◆ **What you will do**
Give back the full listing verbatim, apart from its images.

[begin Provided data]

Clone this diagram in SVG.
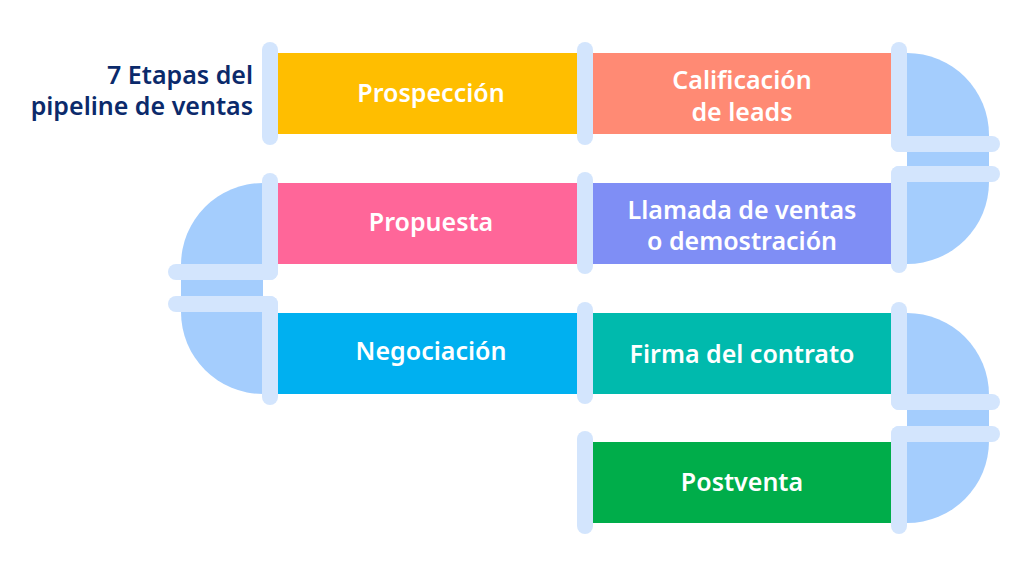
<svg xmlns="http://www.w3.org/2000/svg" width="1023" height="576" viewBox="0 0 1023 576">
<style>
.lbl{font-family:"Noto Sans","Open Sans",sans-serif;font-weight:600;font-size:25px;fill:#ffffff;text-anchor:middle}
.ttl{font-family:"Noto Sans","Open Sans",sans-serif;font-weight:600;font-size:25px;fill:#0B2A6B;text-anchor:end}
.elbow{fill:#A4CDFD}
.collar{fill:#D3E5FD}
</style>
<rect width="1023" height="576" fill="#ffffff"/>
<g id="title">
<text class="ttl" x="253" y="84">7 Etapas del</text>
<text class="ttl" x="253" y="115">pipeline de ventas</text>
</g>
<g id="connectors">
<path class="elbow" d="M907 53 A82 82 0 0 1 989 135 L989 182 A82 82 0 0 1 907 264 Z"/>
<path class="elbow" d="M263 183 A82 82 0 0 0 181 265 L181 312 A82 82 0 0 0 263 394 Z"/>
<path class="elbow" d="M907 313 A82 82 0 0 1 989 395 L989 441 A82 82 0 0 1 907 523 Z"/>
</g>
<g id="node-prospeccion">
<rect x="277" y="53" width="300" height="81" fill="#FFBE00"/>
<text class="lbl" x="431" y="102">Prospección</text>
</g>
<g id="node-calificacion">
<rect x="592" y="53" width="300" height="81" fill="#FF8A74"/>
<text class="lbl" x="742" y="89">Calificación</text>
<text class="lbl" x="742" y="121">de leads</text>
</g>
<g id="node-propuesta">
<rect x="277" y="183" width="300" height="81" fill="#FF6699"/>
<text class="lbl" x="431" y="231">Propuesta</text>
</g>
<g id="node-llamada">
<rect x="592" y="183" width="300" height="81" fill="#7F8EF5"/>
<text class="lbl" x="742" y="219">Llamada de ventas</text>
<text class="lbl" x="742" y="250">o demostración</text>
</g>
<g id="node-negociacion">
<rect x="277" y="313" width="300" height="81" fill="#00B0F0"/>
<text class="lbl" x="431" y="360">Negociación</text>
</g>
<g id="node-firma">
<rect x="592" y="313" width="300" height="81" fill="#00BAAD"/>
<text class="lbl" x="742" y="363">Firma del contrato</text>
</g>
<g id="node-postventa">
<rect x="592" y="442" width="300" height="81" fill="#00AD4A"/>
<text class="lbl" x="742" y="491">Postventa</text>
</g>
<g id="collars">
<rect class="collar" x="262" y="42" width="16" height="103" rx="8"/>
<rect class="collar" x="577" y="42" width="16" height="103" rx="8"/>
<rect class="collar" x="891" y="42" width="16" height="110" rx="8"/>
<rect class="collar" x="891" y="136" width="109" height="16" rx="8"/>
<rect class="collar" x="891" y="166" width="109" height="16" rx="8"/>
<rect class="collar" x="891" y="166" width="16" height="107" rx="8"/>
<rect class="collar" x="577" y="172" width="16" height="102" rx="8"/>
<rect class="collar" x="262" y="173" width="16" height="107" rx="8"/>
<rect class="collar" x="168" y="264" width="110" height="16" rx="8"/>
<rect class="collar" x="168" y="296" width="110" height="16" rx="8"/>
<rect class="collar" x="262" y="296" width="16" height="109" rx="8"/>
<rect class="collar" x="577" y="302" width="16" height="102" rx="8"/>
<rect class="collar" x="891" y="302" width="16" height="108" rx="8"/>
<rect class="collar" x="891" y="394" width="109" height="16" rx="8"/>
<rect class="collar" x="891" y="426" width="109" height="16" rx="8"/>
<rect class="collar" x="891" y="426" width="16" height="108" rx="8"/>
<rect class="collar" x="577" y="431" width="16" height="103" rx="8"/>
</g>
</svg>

[end Provided data]

◆ **Result of this task**
Clone this diagram in SVG.
<svg xmlns="http://www.w3.org/2000/svg" width="1023" height="576" viewBox="0 0 1023 576">
<style>
.lbl{font-family:"Noto Sans","Open Sans",sans-serif;font-weight:600;font-size:25px;fill:#ffffff;text-anchor:middle}
.ttl{font-family:"Noto Sans","Open Sans",sans-serif;font-weight:600;font-size:25px;fill:#0B2A6B;text-anchor:end}
.elbow{fill:#A4CDFD}
.collar{fill:#D3E5FD}
</style>
<rect width="1023" height="576" fill="#ffffff"/>
<g id="title">
<text class="ttl" x="253" y="84">7 Etapas del</text>
<text class="ttl" x="253" y="115">pipeline de ventas</text>
</g>
<g id="connectors">
<path class="elbow" d="M907 53 A82 82 0 0 1 989 135 L989 182 A82 82 0 0 1 907 264 Z"/>
<path class="elbow" d="M263 183 A82 82 0 0 0 181 265 L181 312 A82 82 0 0 0 263 394 Z"/>
<path class="elbow" d="M907 313 A82 82 0 0 1 989 395 L989 441 A82 82 0 0 1 907 523 Z"/>
</g>
<g id="node-prospeccion">
<rect x="277" y="53" width="300" height="81" fill="#FFBE00"/>
<text class="lbl" x="431" y="102">Prospección</text>
</g>
<g id="node-calificacion">
<rect x="592" y="53" width="300" height="81" fill="#FF8A74"/>
<text class="lbl" x="742" y="89">Calificación</text>
<text class="lbl" x="742" y="121">de leads</text>
</g>
<g id="node-propuesta">
<rect x="277" y="183" width="300" height="81" fill="#FF6699"/>
<text class="lbl" x="431" y="231">Propuesta</text>
</g>
<g id="node-llamada">
<rect x="592" y="183" width="300" height="81" fill="#7F8EF5"/>
<text class="lbl" x="742" y="219">Llamada de ventas</text>
<text class="lbl" x="742" y="250">o demostración</text>
</g>
<g id="node-negociacion">
<rect x="277" y="313" width="300" height="81" fill="#00B0F0"/>
<text class="lbl" x="431" y="360">Negociación</text>
</g>
<g id="node-firma">
<rect x="592" y="313" width="300" height="81" fill="#00BAAD"/>
<text class="lbl" x="742" y="363">Firma del contrato</text>
</g>
<g id="node-postventa">
<rect x="592" y="442" width="300" height="81" fill="#00AD4A"/>
<text class="lbl" x="742" y="491">Postventa</text>
</g>
<g id="collars">
<rect class="collar" x="262" y="42" width="16" height="103" rx="8"/>
<rect class="collar" x="577" y="42" width="16" height="103" rx="8"/>
<rect class="collar" x="891" y="42" width="16" height="110" rx="8"/>
<rect class="collar" x="891" y="136" width="109" height="16" rx="8"/>
<rect class="collar" x="891" y="166" width="109" height="16" rx="8"/>
<rect class="collar" x="891" y="166" width="16" height="107" rx="8"/>
<rect class="collar" x="577" y="172" width="16" height="102" rx="8"/>
<rect class="collar" x="262" y="173" width="16" height="107" rx="8"/>
<rect class="collar" x="168" y="264" width="110" height="16" rx="8"/>
<rect class="collar" x="168" y="296" width="110" height="16" rx="8"/>
<rect class="collar" x="262" y="296" width="16" height="109" rx="8"/>
<rect class="collar" x="577" y="302" width="16" height="102" rx="8"/>
<rect class="collar" x="891" y="302" width="16" height="108" rx="8"/>
<rect class="collar" x="891" y="394" width="109" height="16" rx="8"/>
<rect class="collar" x="891" y="426" width="109" height="16" rx="8"/>
<rect class="collar" x="891" y="426" width="16" height="108" rx="8"/>
<rect class="collar" x="577" y="431" width="16" height="103" rx="8"/>
</g>
</svg>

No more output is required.